Sympathetic Ophthalmia

This serious problem has occurred in a small number of fellow eyes after ciliary destructive procedures.[5] According to anecdotal reports, one case followed diode laser TSCPC in a child and another occurred in an adult.

Phthisis

In one series of 206 eyes, phthisis occurred in 4 (1.9%) eyes after traditional CW CPC.[2] There are anecdotal reports of additional cases, usually in eyes with severe problems.

Outcomes

The IOP will often dip during the first weeks. Often, as inflammation clears, IOP slowly rises to a new plateau lower than the pretreatment level. Starting after approximately 6 weeks, provided a substantial decrease of IOP has occurred and has been maintained, medications for glaucoma may be reduced while monitoring to assure IOP stays within target. Patients are often able to reduce slightly topical or systemic medical glaucoma treatment after both traditional TSCPC and MP-CPC, yet most eyes continue to need some medical treatment.

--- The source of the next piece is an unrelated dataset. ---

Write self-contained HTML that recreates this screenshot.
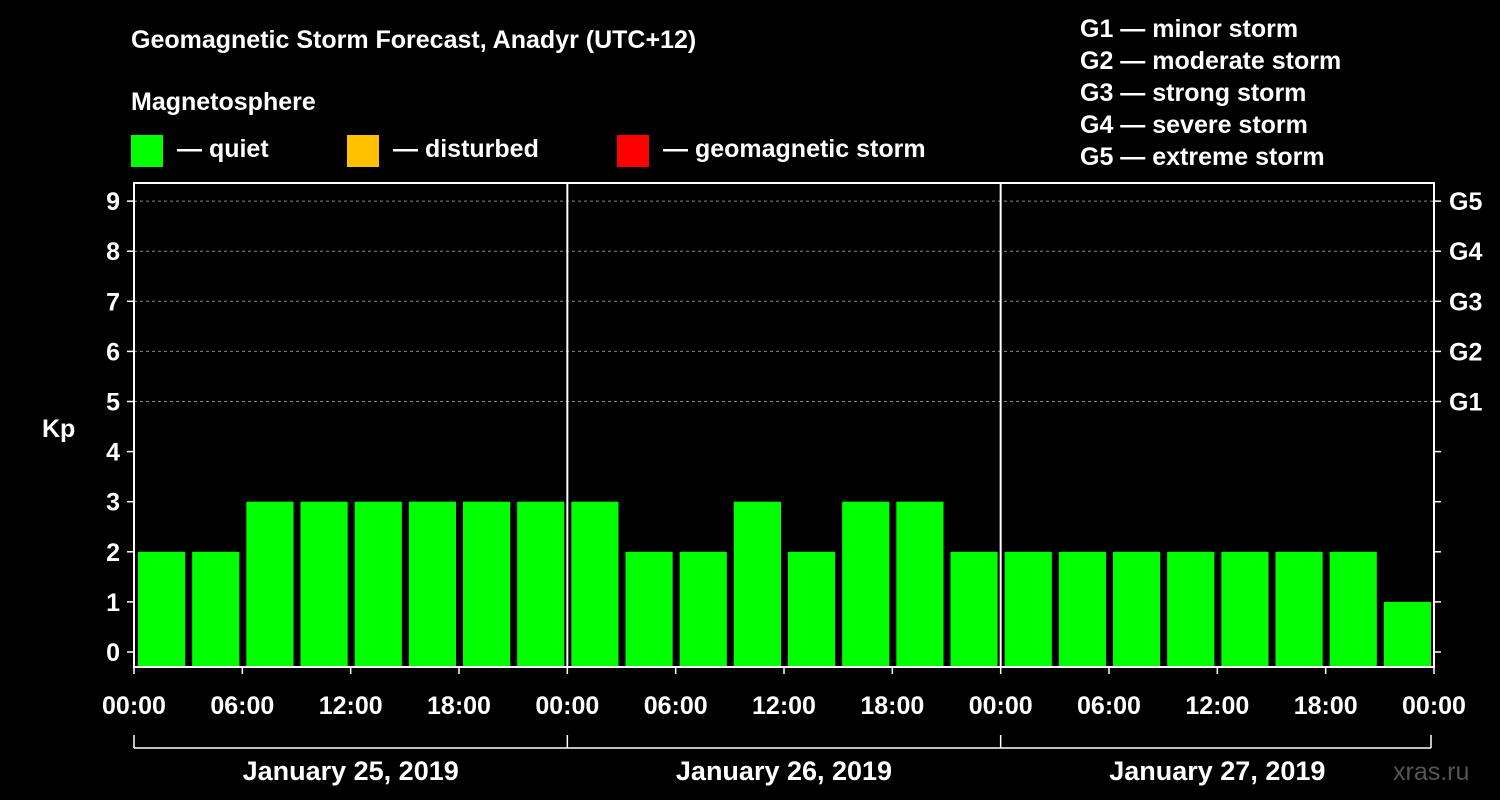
<!DOCTYPE html>
<html><head><meta charset="utf-8">
<style>
body{margin:0;background:#000;}
svg{display:block;font-family:"Liberation Sans",Arial,sans-serif;font-weight:bold;}
</style></head>
<body>
<svg id="chart" width="1500" height="800" viewBox="0 0 1500 800">
<rect width="1500" height="800" fill="#000"/>
<text x="131" y="48" fill="#fff" font-size="25">Geomagnetic Storm Forecast, Anadyr (UTC+12)</text>
<text x="131" y="110" fill="#fff" font-size="25">Magnetosphere</text>
<g><rect x="131" y="135" width="32" height="32" fill="#00ff00"/><text x="177" y="157" fill="#fff" font-size="25">— quiet</text></g>
<g><rect x="347" y="135" width="32" height="32" fill="#ffc000"/><text x="393" y="157" fill="#fff" font-size="25">— disturbed</text></g>
<g><rect x="617" y="135" width="32" height="32" fill="#ff0000"/><text x="663" y="157" fill="#fff" font-size="25">— geomagnetic storm</text></g>
<g fill="#fff" font-size="25">
<text x="1080" y="37">G1 — minor storm</text>
<text x="1080" y="69">G2 — moderate storm</text>
<text x="1080" y="101">G3 — strong storm</text>
<text x="1080" y="133">G4 — severe storm</text>
<text x="1080" y="165">G5 — extreme storm</text>
</g>
<text x="42" y="437" fill="#fff" font-size="25">Kp</text>
<g id="grid"></g><g id="bars"></g><g id="axes"></g>
<text x="1393" y="780" fill="#555" font-size="25" font-weight="normal">xras.ru</text>
</svg>
<script>
const kpValues=[2,2,3,3,3,3,3,3,3,2,2,3,2,3,3,2,2,2,2,2,2,2,2,1];
const yTicks=[0,1,2,3,4,5,6,7,8,9];
const gLabels=["G1","G2","G3","G4","G5"];
const gLevels=[5,6,7,8,9];
const timeLabels=["00:00","06:00","12:00","18:00","00:00","06:00","12:00","18:00","00:00","06:00","12:00","18:00","00:00"];
const dayLabels=["January 25, 2019","January 26, 2019","January 27, 2019"];
const NS="http://www.w3.org/2000/svg";
const L=134,R=1434,T=183,B=667;
const y=k=>652-50.1*k;
const slot=(R-L)/kpValues.length;
const x=i=>L+i*slot;
function mk(p,tag,a){const e=document.createElementNS(NS,tag);for(const k in a)e.setAttribute(k,a[k]);p.appendChild(e);return e;}
const grid=document.getElementById('grid'),bars=document.getElementById('bars'),axes=document.getElementById('axes');
gLevels.forEach(k=>{const l=mk(grid,'line',{x1:L,x2:R,y1:y(k),y2:y(k),stroke:'#888','stroke-dasharray':'3,3','stroke-width':1});

});
kpValues.forEach((v,i)=>{const c=v>=5?'#ff0000':(v>=4?'#ffc000':'#00ff00');
const r=mk(bars,'rect',{x:x(i)+4,y:y(v),width:slot-7,height:B-y(v),fill:c});

});
const f=mk(axes,'rect',{x:L,y:T,width:R-L,height:B-T,fill:'none',stroke:'#fff','stroke-width':2});


[1,2].forEach(d=>{const l=mk(axes,'line',{x1:x(d*8),x2:x(d*8),y1:T,y2:B,stroke:'#fff','stroke-width':2});

});
yTicks.forEach(k=>{mk(axes,'line',{x1:L-7,x2:L,y1:y(k),y2:y(k),stroke:'#fff','stroke-width':1.5});
mk(axes,'line',{x1:R,x2:R+7,y1:y(k),y2:y(k),stroke:'#fff','stroke-width':1.5});
const t=mk(axes,'text',{x:L-14,y:y(k)+9,fill:'#fff','font-size':25,'text-anchor':'end'});t.textContent=k;

});
gLabels.forEach((g,i)=>{const t=mk(axes,'text',{x:R+15,y:y(gLevels[i])+9,fill:'#fff','font-size':25});t.textContent=g;

});
timeLabels.forEach((s,i)=>{const xx=x(i*2);mk(axes,'line',{x1:xx,x2:xx,y1:B,y2:B+7,stroke:'#fff','stroke-width':1.5});
const t=mk(axes,'text',{x:xx,y:714,fill:'#fff','font-size':25,'text-anchor':'middle'});t.textContent=s;

});
const br=mk(axes,'line',{x1:L,x2:R-3,y1:748,y2:748,stroke:'#fff','stroke-width':1.5});


[0,8,16,24].forEach(i=>{const xx=i==24?R-3:x(i);mk(axes,'line',{x1:xx,x2:xx,y1:735,y2:748,stroke:'#fff','stroke-width':1.5});});
dayLabels.forEach((s,d)=>{const t=mk(axes,'text',{x:x(d*8+4),y:780,fill:'#fff','font-size':27,'text-anchor':'middle'});t.textContent=s;

});
</script>
</body></html>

Figure 4 Clear plastic footplate of the G-Probe. Hemispherical tip of fiberoptic (yellow arrow) protrudes 0.7 mm from curved mating surface that matches sclera curvature. Anterior edge (green arrow) matches curvature of limbus. When lid speculum is not used, the back surface of the G-Probe can retract the lid.

References

  1. 1.0 1.1 1.2 Kosoko O, Gaasterland DE, Pollack IP, Enger CL; The Diode Laser Ciliary Ablation Study Group. Long-term outcome of initial ciliary ablation with contact diode laser transscleral cyclophotocoagulation for severe glaucoma. Ophthalmology. 1996;103(8):1294-1202.
  2. 2.0 2.1 2.2 2.3 Wilensky JT, Kammer J. Long-term visual outcome of transscleral laser cyclotherapy I: eyes with ambulatory vision. Ophthalmology. 2008;111(7):1389-1392.
  3. 3.0 3.1 Pastor SA, Singh K, Lee DA, et al. Cyclophotocoagulation. A report by the American Academy of Ophthalmology. Ophthalmology. 2001;108(11):2130-2138.
  4. Gaasterland D, Pollack I. Initial experience with a new method of laser transscleral cyclophotocoagulation for ciliary ablation in severe glaucoma. Trans Am Ophthalmol Soc. 1992;90:225-246.
  5. Bechrakis NE, Müller-Stolzenburg NE, Helbig H, et al. Sympathetic ophthalmia follow-ing laser cyclocoagulation. Arch Ophthalmol. 1994;112(1):80-84.